No. A Lab Grown Diamond is a real diamond, the same carbon and hardness (10 on Mohs) as a mined stone, graded by the same labs and recognized as a diamond by the FTC (FTC Jewelry Guides, 2018). The word "scam" comes from two real concerns: that a diamond will not hold resale value, and that a simulant could be sold as a diamond. The first is true of every diamond and misses the point. The second is a real risk you defeat by verifying the grading report.

No, and neither do mined diamonds. No diamond, Lab Grown or mined, is bought as a resale asset.
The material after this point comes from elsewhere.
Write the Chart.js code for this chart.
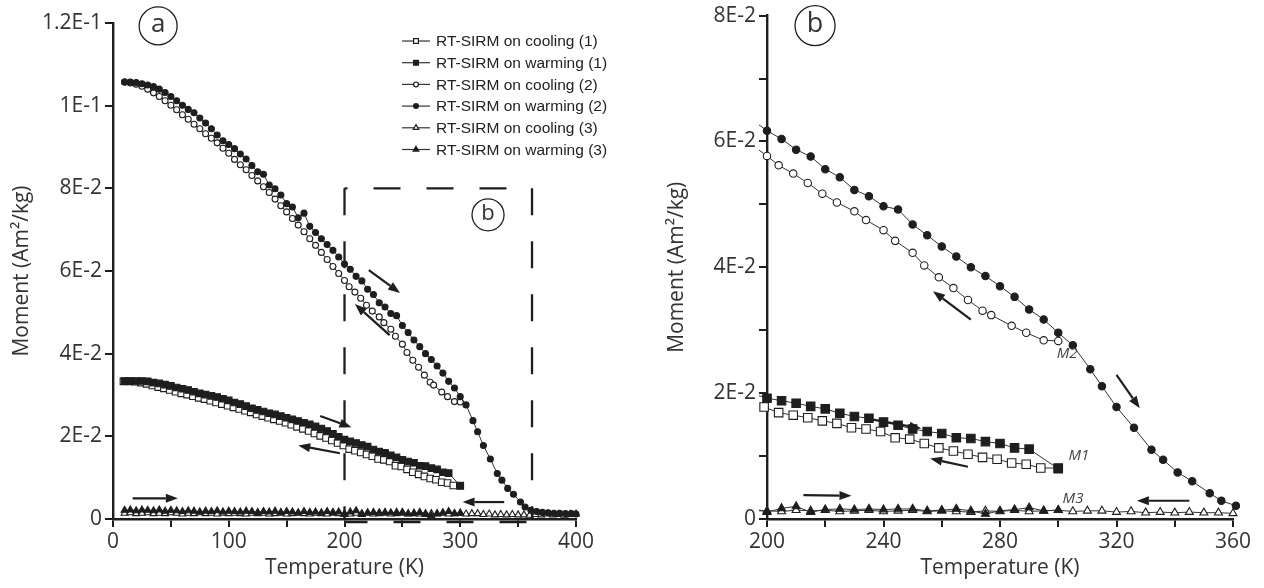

That is not a flaw specific to Lab Grown Diamonds. A diamond is a love piece you buy to keep and wear, not a financial asset. Expecting to resell any diamond for what you paid is the mistake, not the stone.

A simulant sold as a Lab Grown Diamond. Cubic zirconia (zirconium dioxide) and moissanite (silicon carbide) are not diamonds. They are legitimate stones when sold as what they are, but selling one at a diamond price under a diamond's name is fraud. This is the real risk, and it is why you verify the grading report rather than trust the tag.

Use the grading report. Read the report number (GIA, IGI, or GCAL), match the girdle inscription to that number under magnification (Lab Grown Diamonds carry an "LG" inscription), and confirm the number on the lab's own site for free. A simulant does not come with a diamond grading report at all, so a seller who cannot produce one is your answer.

Not the full 4Cs anymore. As of October 1, 2025, GIA stopped grading Lab Grown Diamonds on the full 4Cs and moved to simpler "Premium" and "Standard" tiers (Source: GIA, 2025-10-01). IGI still issues the full 4C report. If you want detailed color and clarity grades, ask for an IGI report.